Nvidia Introduces New Reasoning-Focused AI Models
In a newsroom post, the tech giant detailed the new AI models. The Llama Nemotron reasoning models are based on Meta’s Llama 3 series models, with post-training enhancements added by Nvidia. The company highlighted that the family of AI models display improved capabilities in multistep mathematics, coding, reasoning, and complex decision-making.
The company highlighted that the process improved the accuracy of the models by up to 20 percent compared to the based models. The inference speed is also said to have been improved by five times compared to similar-sized open-source reasoning models. Nvidia claimed that “the models can handle more complex reasoning tasks, enhance decision-making capabilities, and reduce operational costs for enterprises.” With these advancements, the LLM can be used to build and power AI agents.

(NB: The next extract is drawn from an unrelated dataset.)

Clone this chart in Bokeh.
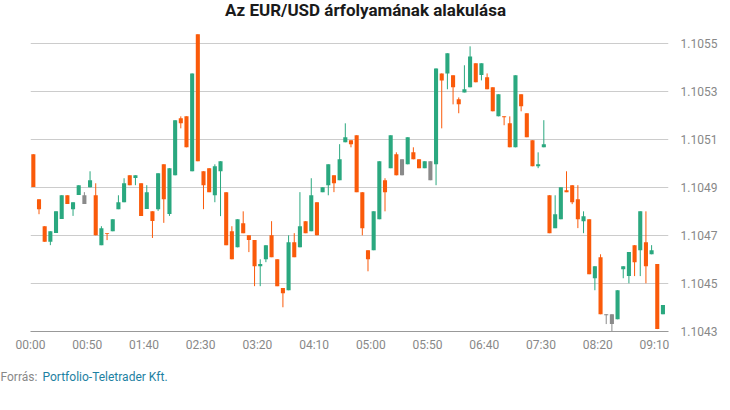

Llama Nemotron reasoning models are available in three parameter sizes — Nano, Super, and Ultra. The Nano model is best suited for on-device and edge-based tasks that require high accuracy. The Super variant is placed in the middle to offer high accuracy and throughput on a single GPU. Finally, the Ultra model is meant to be run on multi-GPU servers and offers agentic accuracy.
The post-training of the reasoning models was done on the Nvidia DGX Cloud using curated synthetic data generated using the Nemotron platform as well as other open models. The tech giant is also making the tools, datasets, and post-training optimisation techniques used to develop the Llama Nemotron models available to the open-source community.
Nvidia is also working with enterprise partners to bring the models to developers and businesses. These reasoning models and the NIM microservices can be accessed via Microsoft’s Azure AI Foundry as well as an option via the Azure AI Agent Services. SAP is also using the models for its Business AI solutions and the AI copilot dubbed Joule, the company said. Other enterprises using Llama Nemotron models include ServiceNow, Accenture, and Deloitte.
The Llama Nemotron Nano and Super models and NIM microservices are available for businesses and developers as an application programming interface (API) via Nvidia’s platform as well as its Hugging Face listing. It is available with the permissive Nvidia Open Model License Agreement which allows both research and commercial usage.